You can’t go back and retake Calculus junior year, can you? But let’s say your credit score is not exactly perfect — a few late payments on cards, or loans — it doesn’t mean lenders will blacklist you for life. If you get your financial house in order, which is often as simple as starting to make regular on-time payments on your credit cards and loans, then over time your score may rebound. While your school transcript will always show that C+ in AP History, your credit score only shows your current creditworthiness. It lets lenders evaluate how much of a risk you are, as well the type of interest rates you’ll get, whether for credit cards, a car loan, a personal loan or mortgage.
The system is cyclical: lenders report your payment history to the credit rating agencies (the three major agencies are Equifax, Experian, and TransUnion), and they act as a kind of hub, a place where your payment performance is centralized and can be accessed by lenders. This “hub” helps creditors make decisions much faster.
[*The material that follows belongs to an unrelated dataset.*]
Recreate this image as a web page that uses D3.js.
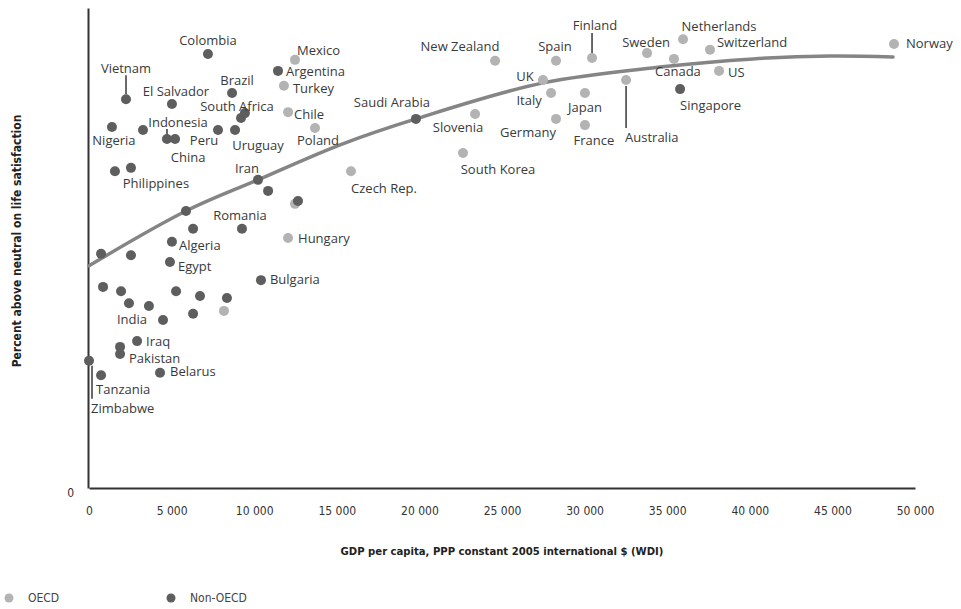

Today, with our online capabilities, lenders can approve or deny applications almost instantly. In addition, your credit score is free of biases. It isn’t influenced by factors such as race, religion, marital status, or gender. And it’s a great system in that it doesn’t scar. It isn’t permanent. It changes with you and your habits over a lifetime. You know how sometimes you look back at school and think “if only I knew then what I know now?” Well, with your credit score, you can always learn to do it better!